### THE EXERCISE
Starting at the first line of the data, please print exactly those lines through the one that holds "(5,1) rectangle (1170,684);", omitting every picture.

# START OF STORED DATA

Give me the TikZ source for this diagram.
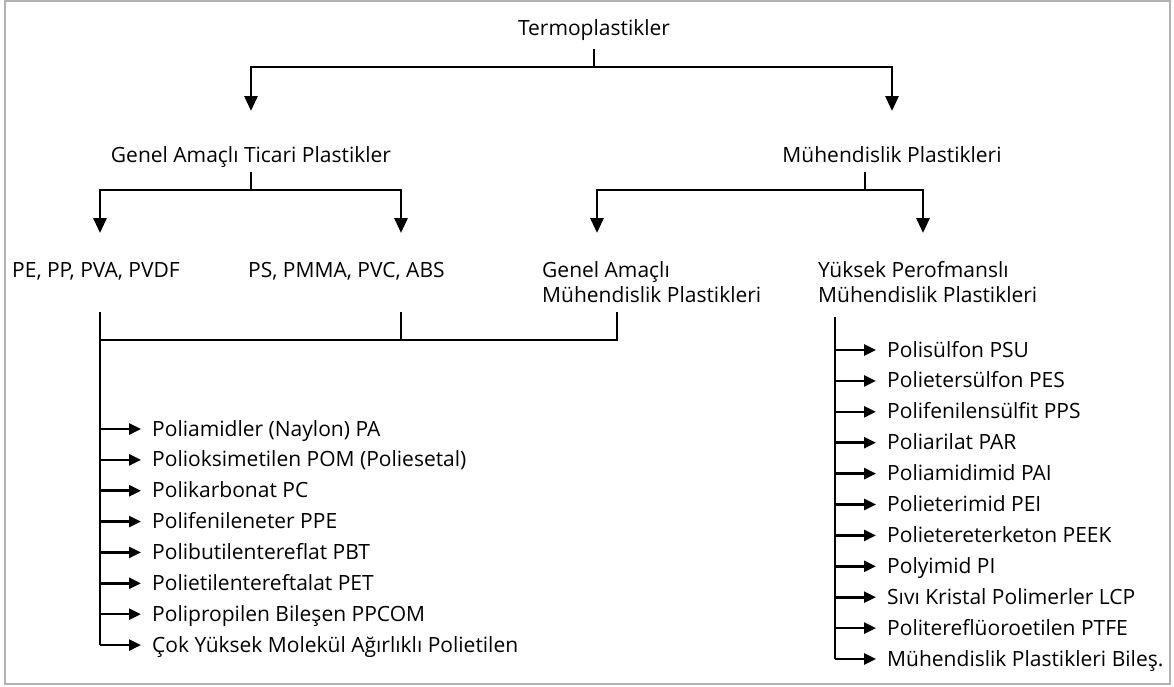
\documentclass[tikz,border=0pt]{standalone}
\usepackage{fontspec}
\setmainfont{Open Sans}
\usetikzlibrary{arrows.meta}
\begin{document}
\begin{tikzpicture}[x=1pt,y=-1pt,
  lbl/.style={inner sep=0pt, font=\fontsize{21}{25}\selectfont},
  conn/.style={line width=2.9pt, black, line join=miter},
  bigarrow/.style={conn, -{Triangle[length=15pt,width=13pt]}},
  itemarrow/.style={line width=2.6pt, -{Triangle[length=12pt,width=11pt]}},
  ]
\useasboundingbox (0,0) rectangle (1174,686);
\draw[gray!60, line width=1.5pt] (5,1) rectangle (1170,684);

% level nodes
\node[lbl, anchor=base] (T) at (594,35) {Termoplastikler};
\node[lbl, anchor=base] (G) at (251,162) {Genel Amaçlı Ticari Plastikler};
\node[lbl, anchor=base] (M) at (892,162) {Mühendislik Plastikleri};
\node[lbl, anchor=base west] (A1) at (12,277) {PE, PP, PVA, PVDF};
\node[lbl, anchor=base west] (A2) at (248,277) {PS, PMMA, PVC, ABS};
\node[lbl, anchor=base west, align=left] (A3) at (542,302) {Genel Amaçlı\\Mühendislik Plastikleri};
\node[lbl, anchor=base west, align=left] (A4) at (818,302) {Yüksek Perofmanslı\\Mühendislik Plastikleri};

% level 1 connectors
\coordinate (t0) at (594,49);
\coordinate (tj) at (594,67);
\coordinate (gA) at (251,111);
\coordinate (mA) at (892,111);
\draw[bigarrow] (t0) -- (tj) -| (gA);
\draw[bigarrow] (tj) -| (mA);

% level 2 connectors
\coordinate (g0) at (251,172);
\coordinate (gj) at (251,190);
\coordinate (a1t) at (100,233);
\coordinate (a2t) at (401,233);
\draw[bigarrow] (g0) -- (gj) -| (a1t);
\draw[bigarrow] (gj) -| (a2t);
\coordinate (m0) at (865,172);
\coordinate (mj) at (865,190);
\coordinate (a3t) at (597,233);
\coordinate (a4t) at (923,233);
\draw[bigarrow] (m0) -- (mj) -| (a3t);
\draw[bigarrow] (mj) -| (a4t);

% merge of the three groups
\coordinate (b1) at (100,312);
\coordinate (b2) at (401,312);
\coordinate (b3) at (617,312);
\coordinate (bj) at (100,340);
\draw[conn] (b3) |- (bj);
\draw[conn] (b2) -- (b2 |- bj);

% left list
\foreach \t [count=\i from 0] in {{Poliamidler (Naylon) PA},{Polioksimetilen POM (Poliesetal)},{Polikarbonat PC},{Polifenileneter PPE},{Polibutilentereflat PBT},{Polietilentereftalat PET},{Polipropilen Bileşen PPCOM},{Çok Yüksek Molekül Ağırlıklı Polietilen}}{
  \node[lbl, anchor=base west] (L\i) at (152,436+30.86*\i) {\t};
  \draw[itemarrow] ([shift={(-52pt,7pt)}]L\i.base west) -- ([shift={(-11pt,7pt)}]L\i.base west);
}
\draw[conn] (b1) -- ([shift={(-52pt,7pt)}]L7.base west);

% right list
\coordinate (r0) at (835,317);
\foreach \t [count=\i from 0] in {{Polisülfon PSU},{Polietersülfon PES},{Polifenilensülfit PPS},{Poliarilat PAR},{Poliamidimid PAI},{Polieterimid PEI},{Polietereterketon PEEK},{Polyimid PI},{Sıvı Kristal Polimerler LCP},{Politereflüoroetilen PTFE},{Mühendislik Plastikleri Bileş.}}{
  \node[lbl, anchor=base west] (R\i) at (887,357+30.9*\i) {\t};
  \draw[itemarrow] ([shift={(-52pt,7pt)}]R\i.base west) -- ([shift={(-11pt,7pt)}]R\i.base west);
}
\draw[conn] (r0) -- ([shift={(-52pt,7pt)}]R10.base west);
\end{tikzpicture}
\end{document}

# END OF STORED DATA

### RESULT OF THIS EXERCISE
Give me the TikZ source for this diagram.
\documentclass[tikz,border=0pt]{standalone}
\usepackage{fontspec}
\setmainfont{Open Sans}
\usetikzlibrary{arrows.meta}
\begin{document}
\begin{tikzpicture}[x=1pt,y=-1pt,
  lbl/.style={inner sep=0pt, font=\fontsize{21}{25}\selectfont},
  conn/.style={line width=2.9pt, black, line join=miter},
  bigarrow/.style={conn, -{Triangle[length=15pt,width=13pt]}},
  itemarrow/.style={line width=2.6pt, -{Triangle[length=12pt,width=11pt]}},
  ]
\useasboundingbox (0,0) rectangle (1174,686);
\draw[gray!60, line width=1.5pt] (5,1) rectangle (1170,684);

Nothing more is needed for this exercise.